Analyse oder (letztes) Bewerbungsschreiben?

Seite 2: "Pistorius weiß sich einzuarbeiten"

Nach diesem Maier-O-Ton zitiert Stempfle, vermutlich der Ausgewogenheit und Perspektivenvielfalt des Beitrages wegen, jenen Maier nunmehr indirekt weiter:

"Er sei durchsetzungsstark und entscheidungsfreudig. Er könne sich schnell in komplexe Themen einarbeiten und agiere in Verhandlungen sehr geschickt und zielorientiert."

Und selbst der hyperkritische Stempfle muss nun feststellen, dass seine Analyse an "all den guten Referenzen" leider, leider nicht vorbeikommt. Allerdings, soviel Realismus darf sein, weist Stempfle auch hin auf eine "große Herausforderung" für Pistorius: nämlich "den Sprung von der Landes- in die Bundespolitik zu schaffen".
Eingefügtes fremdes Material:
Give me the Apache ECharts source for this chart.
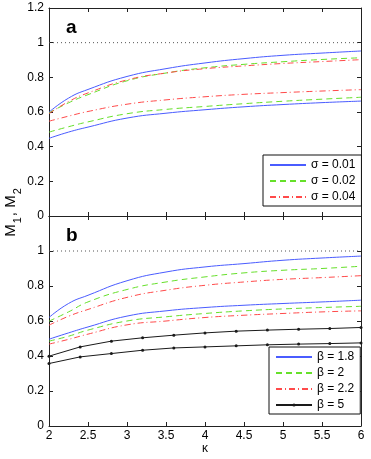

Das haben seinem Text zufolge Leute wie Anne Spiegel oder Kurt Beck nicht geschafft. Aber vielleicht hatten die auch nur keinen derart fähigen Sprecher wie Stempfle zur Hand, wer weiß.

Gibt es positive Seiten von Boris Pistorius, die bisher unerwähnt blieben?
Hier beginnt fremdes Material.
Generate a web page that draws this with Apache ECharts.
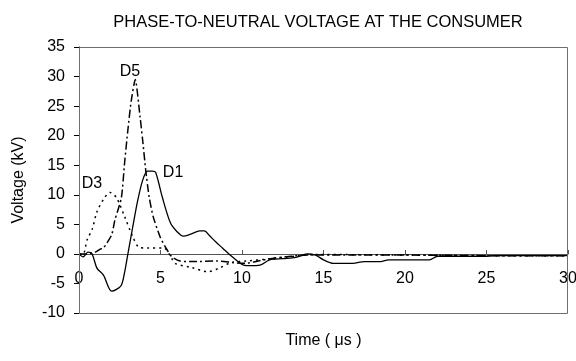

Weiter im Text: Pistorius sei "selbstbewusst" und "ehrgeizig". Beides Eigenschaften, die in Stempfles Diktion keinen Hauch von Ambivalenz oder gar Kritik meinen. Denn mit Blick auf "neue, vermutlich härtere Herausforderungen" muss der Politiker offenbar genau so sein.

Und Pistorius sei - es wird immer besser - bereits und bestens "mit den großen Themen vertraut", schreibt der Autor. Stempfle gibt wiederum sein Bestes, um zu zeigen, dass er sich anscheinend schon lange den Kopf dieses Ministers zerbricht:

"Landesinnenminister sind nicht nur für die innere Sicherheit zuständig, sondern müssen innere und äußere Sicherheit zusammen denken."

Inhaltlich (aus Sicht von Pistorius & Co.) eine Eins plus. Sprachlich der nächste Unfall: Es muss natürlich "zusammendenken" heißen, also: per Zusammenschreibung. Im Sinne von: Zwei Aspekte als einen betrachten. Es sei denn, Stempfle wollte hier auf subtile Weise andeuten, dass z.B. er und, sagen wir, jemand wie Boris Pistorius "zusammen denken", im Sinne von "gemeinsam denken". Sofern bei dieser Art von Schreiberei von "denken" zu reden wäre ...

Hatten wir noch was vergessen? Nun ja, der Text ist einigermaßen lang, und um den roten Faden nicht zu verlieren, schadet eine gewisse Redundanz nicht: "Wenn es um die Sache geht, ist Pistorius hartnäckig." Und Stempfle weiß noch etwas über seinen künftigen Dienstherren, im nächsten Zwischentitel: "Pistorius weiß, sich zu verteidigen."

Immerhin, das Komma sitzt, wir wollen nicht unfair sein. Und Stempfle hat noch mehr heraus-analysiert: "Alle" (klar, alle!) sollten "vorgewarnt" sein (wir sind hier schließlich nicht bei der Heilsarmee):

"Pistorius weiß sich einzuarbeiten."

Das ist keine schlechte Pointe dieses Textes, wenn auch vermutlich keine gewollte: Michael Stempfle nämlich musste sich erst gar nicht "einarbeiten" in seinen Job als Sprecher von Pistorius. Er konnte ziemlich genau da weitermachen, wo diese seine "Analyse" am 17.Januar um 18.48 Uhr endete.

Manche meckern, der Text sei zwar alles andere als journalistisch, dafür aber das beste Bewerbungsschreiben aller Zeiten.

Das vermag der Autor dieses Beitrags nicht seriös zu analysieren: Eines jedoch dürfte relativ klar (geworden) sein: Es war wohl das vorerst letzte Bewerbungsschreiben von Michael Stempfle – zumindest für diesen Posten.